I think it was generally agreed too, that the single most important ingredient in the evening as a whole was David’s mandolin playing. At how many blues jams do people ever say, ‘Hey, I can hear the mandolin really well’ and get a smile on their faces because of it? David’s playing in the band, and in the other combinations, raised the music to another level.

So, men and women of the London blues scene who do the electric jams but have yet to test yourselves at The Green Note acoustic night? Are you person enough for the challenge? If so, come down some time, sip of the atmosphere and be yourself on a stage. If not, come down and watch the rest of us being ourselves.

The next one's on 9th December. Don't miss it.

Mark Harrison
Photos by Rick Webb
(only a couple this time but they're good ones. Future blogs may not have any, unless someone wants to put their hand up for taking them ....)
Wednesday 14th October

No two of these nights is ever the same, as has become clear since we started them up back in July. The acoustic brand of blues perhaps lends itself more to individuality than its electric sibling. So each time, the flavour of the evening depends on who comes to play and on the combination of those people. Once again, the standard was extremely high and the variety great, and once again we had a mixture of regulars and first-timers at the event. It was an evening of very good music indeed.

It was also a very laid-back one, especially as the Green Note was pretty quiet on the night. For some bizarre reason I will never be able to fathom, this apparently has some connection with a football match on telly. Well, anyone who didn’t show up because they preferred to watch that can send me a written explanation.

Nevertheless, we had a good atmosphere and a room of people enjoying the evening. This has a lot to do with the Green Note’s unique vibe, and I very much suspect that all concerned would have had a good time even if there had only been three people in the room.

David & Mark

David Atkinson and I kicked things off with a number of mine, Early In The Morning, with me on the National and David on mandolin. Personally, I’m a great lover of the mandolin and particularly like it played in the blues style, which David is very good at indeed.
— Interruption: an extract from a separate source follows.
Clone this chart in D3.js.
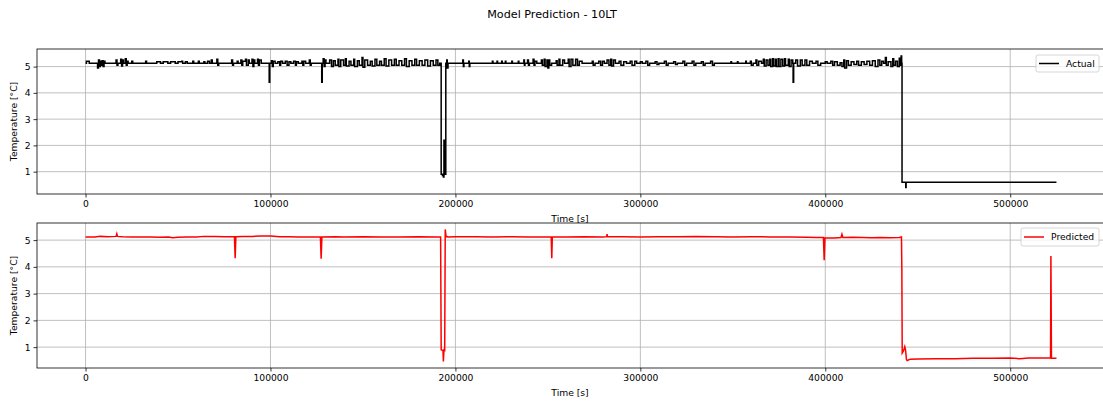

Mandolin became a main feature of this particular evening, and it was the better for it.
David

David then did a couple of solo numbers on my National, Furry Lewis’s Judge Harsh Blues and Blind Willie Johnson’s Nobody’s Fault But Mine (later to get another outing in a wholly different form), showing just what a great musician and interpreter of pre-war blues he is. Top-notch picking, slide and vocals were all on display.
Charles, David, Martin, Dave & Mark

The band came on then, with David going back on mandolin, and we did three of my originals (Sneakin’ Away, Highgate Hill Blues and Your Second Line). Dave Forristal played organ on these, Charles was on his double bass (minus one string – he is currently selling whatever valuable possessions he can find to raise the funds required for a new one, they ain’t cheap) and Martin was on percussion. The combination of those with the National and David on mandolin made for the kind of sound you don’t come across that often. And the chance to play in such combinations is what the evening is all about.

Next up was a welcome first appearance at the event by the excellent Barry Jackson, who played a rather nice Gibson and did terrific versions of songs from the canon of the greats, including Muddy’s She’s Nineteen Years Old. He had Charles’s bass and David on mandolin with him, and this ad hoc trio, with Barry’s accomplished playing and vocal delivery, served up a terrific set.

Barry

Laine Hines was next and his was another predictably high-quality set. Laine is a very good example of the individuality I was talking about – he sounds like himself and nobody else sounds like him. He’s got his own vocal and playing style and he takes listeners along with him to wherever he’s at. He was joined by Charles on bass and (literally) a visitor on mandolin – Chris, an Australian passing through London on his way to Canada, as far as I could follow the complex narrative. He showed himself to be a very fine player, leaning towards the bluegrass side of things. He and Charles acquitted themselves very well in keeping up with Laine’s not-always-predictable chord changes and this trio’s set was another very fine one indeed.

Chris & Laine

Another regular, Justin, came next and he did another excellent set on his 12-string, Chris staying up with him on mandolin and Charles and Martin providing rhythm section. Justin’s take on all this seems to be to corner the market in acoustic versions of uptempo numbers usually done electric, and he does this very well. Numbers the blues fan might be very familiar with are turned into something quite different in this acoustic rendition.

More first-timers at the event came next, in the form of James on vocals and harp and CJ on guitar, backed by the full house band of Dave (on piano this time), Charles and Martin. This set was completely different from anything else on the bill all evening, one of the great joys of the event. Blues and boogie piano took centre stage, working very well with James’ very strong vocals and harp playing, CJ’s guitar and the rest of the band. This was a barrelhouse set, a really interesting version of what would elsewhere be an electric set, except that with this you could hear everyone.

The final set came from Graham Hinton and Owen Houlston, in duo form for the first time at this event. Owen played his resonator with a combination of great skill and wild abandon, complementing Graham’s subtle picking very well indeed. Joined by Charles and Martin as rhythm section, they swapped lead vocal duties – Graham’s polished singing contrasting with Owen’s vocal style, for which the word’ gruff’ may very well have been invented. It was excellent, fun stuff, relaxed but tight (well, tightish). Their set had pace and life and closed the evening on a high.

So, another good one. The next one’s on 11th November. If you want to come and listen to what must surely be the best acoustic blues on offer in London, get yourself down for the next one. If you’re coming to play, bring your mates. And doubtless, the next one will be different from the last one.